BACKGROUND
Opportunities exist to connect neighborhoods by removing, retrofitting, or mitigating transportation barriers such as highways and railroad tracks. The Bipartisan Infrastructure Law (BIL) funds a new Reconnecting Communities Pilot (RCP) Program to connect historically divided communities. Additionally, the Inflation Reduction Act has $3 billion to fund Neighborhood Access and Equity (NAE) Grants, which aim to rework overbuilt arterial roads and make them safer and more accessible for various modes of transportation.
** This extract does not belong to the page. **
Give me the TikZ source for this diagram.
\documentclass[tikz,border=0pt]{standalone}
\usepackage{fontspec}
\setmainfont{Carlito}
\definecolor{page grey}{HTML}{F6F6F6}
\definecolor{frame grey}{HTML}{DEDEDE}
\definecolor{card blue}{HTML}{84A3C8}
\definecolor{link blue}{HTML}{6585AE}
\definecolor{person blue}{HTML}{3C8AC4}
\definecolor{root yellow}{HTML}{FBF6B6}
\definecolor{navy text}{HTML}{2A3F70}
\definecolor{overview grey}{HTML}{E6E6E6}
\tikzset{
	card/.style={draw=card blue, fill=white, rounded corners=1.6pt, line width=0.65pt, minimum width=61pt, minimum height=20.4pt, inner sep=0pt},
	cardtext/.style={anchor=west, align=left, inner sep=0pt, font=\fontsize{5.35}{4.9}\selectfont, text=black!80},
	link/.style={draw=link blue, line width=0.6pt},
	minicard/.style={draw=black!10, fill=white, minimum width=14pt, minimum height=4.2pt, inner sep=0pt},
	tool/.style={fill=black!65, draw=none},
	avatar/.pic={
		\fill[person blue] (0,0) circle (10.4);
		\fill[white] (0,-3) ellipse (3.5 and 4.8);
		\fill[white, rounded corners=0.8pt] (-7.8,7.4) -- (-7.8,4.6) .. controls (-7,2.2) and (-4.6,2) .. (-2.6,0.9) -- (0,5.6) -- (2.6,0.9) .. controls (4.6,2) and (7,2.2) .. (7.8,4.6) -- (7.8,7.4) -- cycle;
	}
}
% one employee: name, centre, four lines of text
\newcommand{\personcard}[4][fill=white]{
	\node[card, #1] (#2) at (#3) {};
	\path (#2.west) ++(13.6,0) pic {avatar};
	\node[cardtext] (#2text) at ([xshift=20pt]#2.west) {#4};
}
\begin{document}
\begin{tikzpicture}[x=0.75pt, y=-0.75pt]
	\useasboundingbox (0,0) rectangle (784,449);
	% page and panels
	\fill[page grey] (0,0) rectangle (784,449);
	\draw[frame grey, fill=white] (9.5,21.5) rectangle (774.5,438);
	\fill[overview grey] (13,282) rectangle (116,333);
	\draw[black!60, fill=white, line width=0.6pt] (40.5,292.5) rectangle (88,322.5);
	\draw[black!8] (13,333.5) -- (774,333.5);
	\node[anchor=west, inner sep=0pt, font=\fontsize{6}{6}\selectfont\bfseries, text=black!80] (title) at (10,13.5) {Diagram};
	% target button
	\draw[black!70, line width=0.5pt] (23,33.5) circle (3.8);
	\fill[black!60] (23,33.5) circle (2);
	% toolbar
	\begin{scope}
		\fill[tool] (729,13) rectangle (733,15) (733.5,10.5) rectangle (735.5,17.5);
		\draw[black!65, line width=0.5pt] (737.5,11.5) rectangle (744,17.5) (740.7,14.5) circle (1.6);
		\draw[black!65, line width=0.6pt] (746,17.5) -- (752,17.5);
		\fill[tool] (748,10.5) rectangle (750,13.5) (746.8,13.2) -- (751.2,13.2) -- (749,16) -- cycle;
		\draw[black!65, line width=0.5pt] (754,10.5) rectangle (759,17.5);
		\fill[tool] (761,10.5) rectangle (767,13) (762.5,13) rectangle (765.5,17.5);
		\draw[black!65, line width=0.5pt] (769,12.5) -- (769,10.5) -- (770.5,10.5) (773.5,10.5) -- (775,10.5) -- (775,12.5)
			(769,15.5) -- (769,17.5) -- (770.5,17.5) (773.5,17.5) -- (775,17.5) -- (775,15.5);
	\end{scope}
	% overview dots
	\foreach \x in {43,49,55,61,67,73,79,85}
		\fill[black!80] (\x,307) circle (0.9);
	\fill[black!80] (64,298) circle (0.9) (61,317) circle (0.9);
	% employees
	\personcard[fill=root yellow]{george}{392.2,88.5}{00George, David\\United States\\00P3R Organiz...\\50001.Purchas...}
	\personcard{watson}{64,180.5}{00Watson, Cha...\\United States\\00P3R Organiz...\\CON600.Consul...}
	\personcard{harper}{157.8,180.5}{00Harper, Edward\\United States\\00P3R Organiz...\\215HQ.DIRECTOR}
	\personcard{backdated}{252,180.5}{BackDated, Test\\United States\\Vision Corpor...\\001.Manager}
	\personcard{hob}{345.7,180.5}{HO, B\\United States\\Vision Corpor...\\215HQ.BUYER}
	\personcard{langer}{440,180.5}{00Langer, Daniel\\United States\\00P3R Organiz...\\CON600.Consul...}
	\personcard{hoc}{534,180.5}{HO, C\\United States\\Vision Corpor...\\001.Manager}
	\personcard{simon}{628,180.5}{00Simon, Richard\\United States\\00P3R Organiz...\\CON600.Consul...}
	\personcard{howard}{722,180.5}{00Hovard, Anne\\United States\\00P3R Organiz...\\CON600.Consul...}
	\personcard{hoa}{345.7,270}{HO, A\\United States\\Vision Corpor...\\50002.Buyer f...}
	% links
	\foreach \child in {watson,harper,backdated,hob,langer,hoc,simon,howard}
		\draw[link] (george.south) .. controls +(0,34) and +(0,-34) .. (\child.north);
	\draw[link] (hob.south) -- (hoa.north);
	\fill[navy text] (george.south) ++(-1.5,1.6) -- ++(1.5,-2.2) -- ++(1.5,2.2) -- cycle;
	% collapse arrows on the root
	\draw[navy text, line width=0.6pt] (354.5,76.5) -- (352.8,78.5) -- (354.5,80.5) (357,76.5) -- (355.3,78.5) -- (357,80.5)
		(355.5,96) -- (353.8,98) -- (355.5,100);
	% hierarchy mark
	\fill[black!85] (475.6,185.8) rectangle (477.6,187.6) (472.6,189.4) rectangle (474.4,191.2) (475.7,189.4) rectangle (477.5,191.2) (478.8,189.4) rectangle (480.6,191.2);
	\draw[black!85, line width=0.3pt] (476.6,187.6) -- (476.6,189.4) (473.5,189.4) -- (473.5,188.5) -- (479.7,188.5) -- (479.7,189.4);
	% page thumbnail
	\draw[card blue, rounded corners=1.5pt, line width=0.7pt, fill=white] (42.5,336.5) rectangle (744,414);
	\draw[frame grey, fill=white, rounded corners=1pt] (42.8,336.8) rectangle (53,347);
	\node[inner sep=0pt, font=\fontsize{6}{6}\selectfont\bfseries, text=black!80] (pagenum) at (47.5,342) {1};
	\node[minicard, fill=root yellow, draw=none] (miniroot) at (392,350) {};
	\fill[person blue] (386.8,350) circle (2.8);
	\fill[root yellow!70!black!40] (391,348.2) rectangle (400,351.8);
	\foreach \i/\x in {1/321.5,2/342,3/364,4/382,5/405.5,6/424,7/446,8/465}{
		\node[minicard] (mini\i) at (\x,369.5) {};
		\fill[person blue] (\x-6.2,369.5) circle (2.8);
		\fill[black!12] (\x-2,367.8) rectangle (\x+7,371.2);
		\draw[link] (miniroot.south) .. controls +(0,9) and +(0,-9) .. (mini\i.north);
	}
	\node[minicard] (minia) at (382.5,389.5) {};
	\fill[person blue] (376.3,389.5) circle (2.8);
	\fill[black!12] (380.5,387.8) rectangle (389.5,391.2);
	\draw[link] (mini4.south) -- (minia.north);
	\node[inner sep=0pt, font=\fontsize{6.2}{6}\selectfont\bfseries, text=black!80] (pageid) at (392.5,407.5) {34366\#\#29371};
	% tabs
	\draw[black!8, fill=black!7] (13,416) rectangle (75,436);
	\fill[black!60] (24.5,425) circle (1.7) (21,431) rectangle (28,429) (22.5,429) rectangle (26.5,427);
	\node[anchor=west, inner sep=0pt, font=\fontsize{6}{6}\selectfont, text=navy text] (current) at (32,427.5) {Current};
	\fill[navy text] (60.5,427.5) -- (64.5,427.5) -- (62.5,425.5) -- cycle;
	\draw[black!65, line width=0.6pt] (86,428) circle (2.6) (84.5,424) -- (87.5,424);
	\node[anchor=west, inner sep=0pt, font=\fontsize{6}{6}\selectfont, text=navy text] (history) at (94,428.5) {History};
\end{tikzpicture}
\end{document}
State departments of transportation (DOTs) and partners (metropolitan planning organizations, rural planning agencies, local governments, or transportation-focused nonprofits) can leverage these new grants to improve connections across transportation networks and reinforce the spirit of overburdened and underrepresented communities.
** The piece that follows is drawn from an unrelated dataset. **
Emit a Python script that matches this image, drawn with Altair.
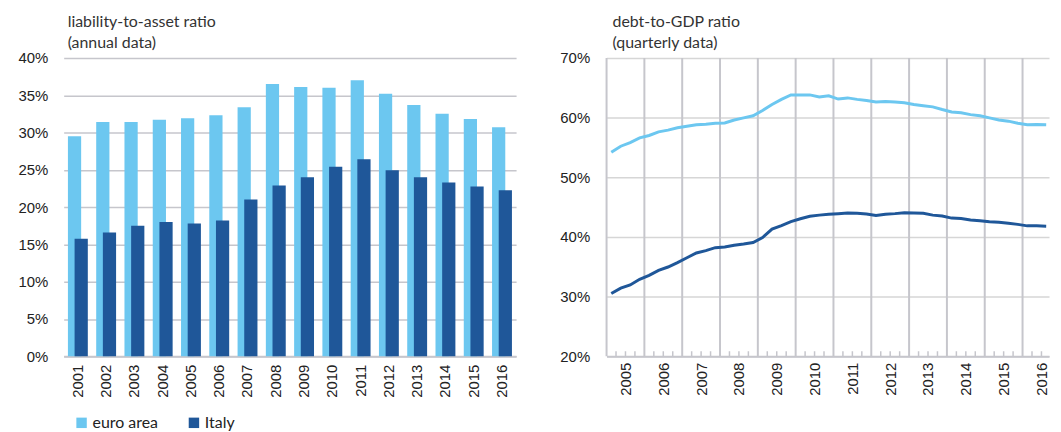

While these programs and grants aim to improve or remove sources of division in a community, residents must be the primary focus, with infrastructure solutions balanced among the priorities at different scales. A few tools, resources, and research are currently available to assist DOTs and partners in examining divisions caused by existing and proposed transportation investments or lack of investments.
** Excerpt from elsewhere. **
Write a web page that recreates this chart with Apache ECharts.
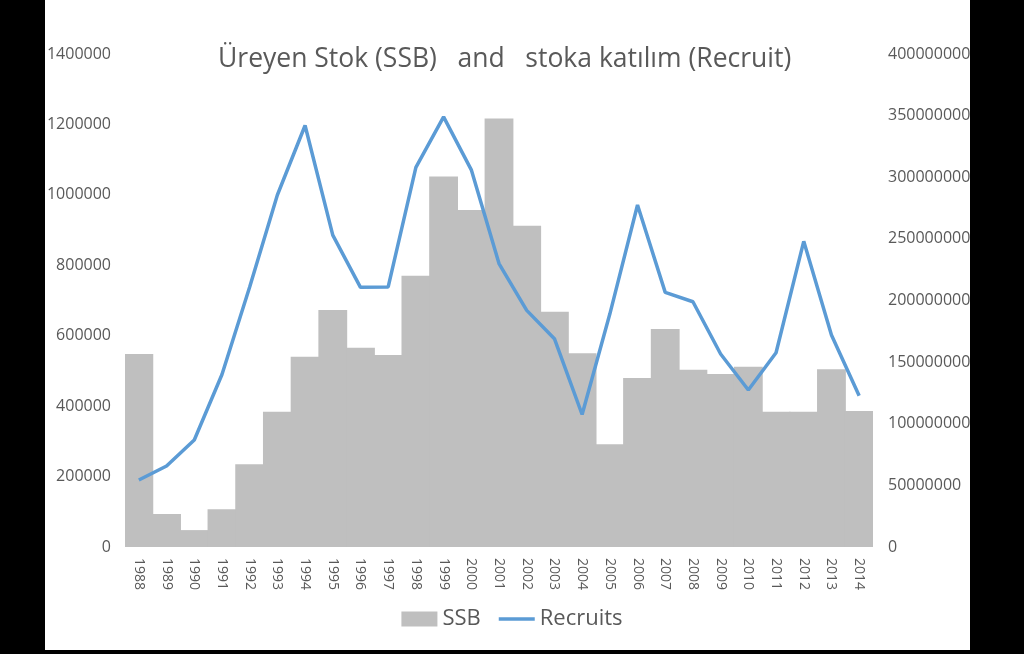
<!DOCTYPE html>
<html>
<head>
<meta charset="utf-8">
<script src="https://cdn.jsdelivr.net/npm/echarts@6/dist/echarts.min.js"></script>
<style>
html,body{margin:0;padding:0;background:#000;}
#bg{position:absolute;left:45px;top:0;width:925px;height:650px;background:#fff;}
#chart{position:absolute;left:0;top:0;width:1024px;height:654px;}
</style>
</head>
<body>
<div id="bg"></div>
<div id="chart"></div>
<script>
const years = ['1988','1989','1990','1991','1992','1993','1994','1995','1996','1997','1998','1999','2000','2001','2002','2003','2004','2005','2006','2007','2008','2009','2010','2011','2012','2013','2014'];
const ssb = [548000,94000,48000,107000,235000,384000,540000,673000,566000,545000,770000,1052000,957000,1217000,912000,668000,550000,292000,480000,619000,503000,491000,512000,384000,384000,505000,386000];
const recruits = [54400000,65700000,86800000,140000000,211000000,285600000,342000000,253000000,210700000,211000000,308000000,349000000,306000000,230000000,192000000,169000000,107500000,189000000,277500000,206600000,199000000,156600000,127400000,157600000,248000000,172000000,122800000];
const titleText = 'Üreyen Stok (SSB)   and   stoka katılım (Recruit)';

const font = 'Open Sans';
const txt = '#595959';
const plain = v => String(v);
const chart = echarts.init(document.getElementById('chart'));
chart.setOption({
  backgroundColor: 'transparent',
  animation: false,
  textStyle: {fontFamily: font},
  title: {
    text: titleText,
    left: 213,
    top: 41,
    textStyle: {fontFamily: font, fontSize: 26.5, fontWeight: 'normal', color: txt}
  },
  legend: {
    bottom: 19,
    left: 'center',
    itemGap: 18,
    itemWidth: 36,
    itemHeight: 15,
    textStyle: {fontFamily: font, fontSize: 22, color: txt},
    data: [
      {name: 'SSB', icon: 'rect'},
      {name: 'Recruits', icon: 'path://M0,0 L10,0 L10,1 L0,1 Z'}
    ]
  },
  grid: {left: 125, right: 151, top: 54, bottom: 107, containLabel: false},
  xAxis: {
    type: 'category',
    data: years,
    axisLine: {show: false},
    axisTick: {show: false},
    axisLabel: {rotate: -90, color: txt, fontSize: 14, margin: 11, interval: 0, fontFamily: font}
  },
  yAxis: [
    {
      type: 'value', min: 0, max: 1400000, interval: 200000,
      splitLine: {show: false}, axisLine: {show: false}, axisTick: {show: false},
      axisLabel: {color: txt, fontSize: 16, margin: 14, fontFamily: font, formatter: plain}
    },
    {
      type: 'value', min: 0, max: 400000000, interval: 50000000,
      splitLine: {show: false}, axisLine: {show: false}, axisTick: {show: false},
      axisLabel: {color: txt, fontSize: 16, margin: 15, fontFamily: font, formatter: plain}
    }
  ],
  series: [
    {
      name: 'SSB', type: 'bar', data: ssb,
      barCategoryGap: '-4%',
      itemStyle: {color: '#BFBFBF'}
    },
    {
      name: 'Recruits', type: 'line', yAxisIndex: 1, data: recruits,
      showSymbol: false, symbol: 'none',
      lineStyle: {color: '#5B9BD5', width: 3.5},
      itemStyle: {color: '#5B9BD5'}
    }
  ]
});
</script>
</body>
</html>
These divisions may be due to the Interstate Highway System, overbuilt arterials, fixed transit, rail corridors, transportation maintenance facilities, land uses dependent on transportation, etc. Research and resources often focus on later phases of a project, for example, public participation opportunities in project design or environmental permit stages, but not at the concept stage. Research is needed to fill these gaps by providing guidelines for state DOTs and partners to employ when addressing divided communities, recognizing that what they deliver to their customers has evolved beyond the infrastructure elements of the transportation network and toward a customer-focused system that promotes thriving, healthy, and safe communities. The research should focus on the totality of the project development and delivery process.
OBJECTIVE
The objective of this research is to provide guidelines to state DOTs and partners to identify communities divided by infrastructure and evaluate actions to improve, mitigate, or remove sources of division. The guidelines should emphasize using cocreation (including transportation practitioners and community members) in an environment of respect.